Blonde's Eye View: Canary Wharf word associaton
COMMENTby Angela Clarke
There's a charming scene in the movie Skyfall, in which a disillusioned James Bond, played by Daniel Craig, takes a word association test. When the psychologist says "day", he says "wasted".
We know how you feel, Bondy-mate, we've all been there.
Craig makes a great sociopathic James Bond, until you realise he pouts when he runs. It's like he's chasing down terrorists while doing duckface. "I will save the world and always be Selfie ready"' The Man with the Golden Pout. Octopouty. Licence to (duck)bill.
But I digress. I've followed my own word association. What's the first thing that comes to mind when I say "Canary Wharf?" Work? Prison? Expensive coffee? I've written before about those who react to a mention of the Wharf with a kneejerk "soulless". I'm guilty too.
If someone says they work for an investment bank, I immediately assume they're based in Canary Wharf. Forget the City, in my mind London's global banking industry is solely housed in the towers of E14.
I imagine them chock full with a mix of Patrick Bateman from American Psycho, and Mr Banks from Mary Poppins.

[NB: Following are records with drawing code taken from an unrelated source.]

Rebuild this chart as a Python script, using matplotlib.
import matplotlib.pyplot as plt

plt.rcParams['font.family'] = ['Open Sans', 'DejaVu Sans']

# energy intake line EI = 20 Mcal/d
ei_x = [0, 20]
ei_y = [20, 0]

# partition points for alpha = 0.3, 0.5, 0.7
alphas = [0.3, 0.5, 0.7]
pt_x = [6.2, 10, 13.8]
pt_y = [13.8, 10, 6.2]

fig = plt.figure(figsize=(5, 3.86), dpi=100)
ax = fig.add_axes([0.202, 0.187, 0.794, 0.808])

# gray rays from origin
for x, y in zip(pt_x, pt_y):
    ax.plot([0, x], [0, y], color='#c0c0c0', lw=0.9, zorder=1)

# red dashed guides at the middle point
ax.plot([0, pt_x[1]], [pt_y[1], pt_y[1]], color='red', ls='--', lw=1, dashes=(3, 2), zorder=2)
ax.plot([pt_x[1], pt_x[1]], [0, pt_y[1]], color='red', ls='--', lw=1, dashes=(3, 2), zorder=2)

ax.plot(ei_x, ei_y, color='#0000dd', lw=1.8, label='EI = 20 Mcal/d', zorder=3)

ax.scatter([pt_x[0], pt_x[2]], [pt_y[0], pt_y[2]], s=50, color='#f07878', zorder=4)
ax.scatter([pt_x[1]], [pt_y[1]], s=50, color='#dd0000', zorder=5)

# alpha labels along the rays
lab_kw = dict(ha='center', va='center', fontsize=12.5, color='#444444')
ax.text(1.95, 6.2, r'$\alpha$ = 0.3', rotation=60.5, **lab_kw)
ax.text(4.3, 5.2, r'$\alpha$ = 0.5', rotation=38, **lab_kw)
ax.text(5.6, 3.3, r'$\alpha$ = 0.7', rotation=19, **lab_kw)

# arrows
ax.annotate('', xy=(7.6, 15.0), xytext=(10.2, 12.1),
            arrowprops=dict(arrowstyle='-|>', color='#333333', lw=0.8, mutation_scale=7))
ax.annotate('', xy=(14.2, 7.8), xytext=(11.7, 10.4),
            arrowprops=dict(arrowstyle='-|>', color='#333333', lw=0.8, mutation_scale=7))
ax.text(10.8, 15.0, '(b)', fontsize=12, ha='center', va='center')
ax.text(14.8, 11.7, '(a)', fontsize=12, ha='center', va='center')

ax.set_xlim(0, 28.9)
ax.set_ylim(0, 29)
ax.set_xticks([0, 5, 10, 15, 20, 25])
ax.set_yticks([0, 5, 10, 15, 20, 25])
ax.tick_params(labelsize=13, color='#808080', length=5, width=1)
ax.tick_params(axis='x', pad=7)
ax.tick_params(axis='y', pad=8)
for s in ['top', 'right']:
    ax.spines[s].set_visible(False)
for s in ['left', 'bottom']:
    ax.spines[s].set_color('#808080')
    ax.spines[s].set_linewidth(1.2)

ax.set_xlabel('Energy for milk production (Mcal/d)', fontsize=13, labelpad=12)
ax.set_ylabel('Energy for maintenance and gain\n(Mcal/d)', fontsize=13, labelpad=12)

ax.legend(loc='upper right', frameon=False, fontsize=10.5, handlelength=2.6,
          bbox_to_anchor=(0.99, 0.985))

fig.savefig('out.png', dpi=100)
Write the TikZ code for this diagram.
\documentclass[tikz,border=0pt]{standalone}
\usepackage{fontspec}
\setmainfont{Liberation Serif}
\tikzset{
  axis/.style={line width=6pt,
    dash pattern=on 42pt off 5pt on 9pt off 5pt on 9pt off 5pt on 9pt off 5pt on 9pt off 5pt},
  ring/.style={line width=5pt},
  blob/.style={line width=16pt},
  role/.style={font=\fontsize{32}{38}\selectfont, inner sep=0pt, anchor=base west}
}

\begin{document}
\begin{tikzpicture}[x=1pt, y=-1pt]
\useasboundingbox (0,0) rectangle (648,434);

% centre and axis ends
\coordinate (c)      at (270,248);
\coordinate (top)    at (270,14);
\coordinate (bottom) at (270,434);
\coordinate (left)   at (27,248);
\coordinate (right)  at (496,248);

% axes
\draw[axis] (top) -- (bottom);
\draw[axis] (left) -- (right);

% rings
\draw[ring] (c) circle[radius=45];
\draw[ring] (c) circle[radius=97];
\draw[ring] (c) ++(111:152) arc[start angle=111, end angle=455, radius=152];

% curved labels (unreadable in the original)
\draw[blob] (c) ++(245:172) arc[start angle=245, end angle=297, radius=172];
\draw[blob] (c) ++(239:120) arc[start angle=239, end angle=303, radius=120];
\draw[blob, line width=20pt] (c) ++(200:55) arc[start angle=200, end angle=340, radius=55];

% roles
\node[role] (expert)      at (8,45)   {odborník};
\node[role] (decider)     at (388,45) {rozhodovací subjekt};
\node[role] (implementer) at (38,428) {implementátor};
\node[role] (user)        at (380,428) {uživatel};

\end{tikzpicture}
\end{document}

So what's the first thing that comes into your head when you see me, a columnist for The Wharf? (No swears, thanks).
This week I found out, when I presented a gong at the Limelight Film Awards - which supports and celebrates new film industry talent.
A glitzy, red carpet bash at The Troxy, I got my hair done and donned my best frock. As I took to the stage they paired me with a fellow award presenter: an accountant. An accountant!
Because when you say you write for The Wharf, that's the first thing that comes to mind.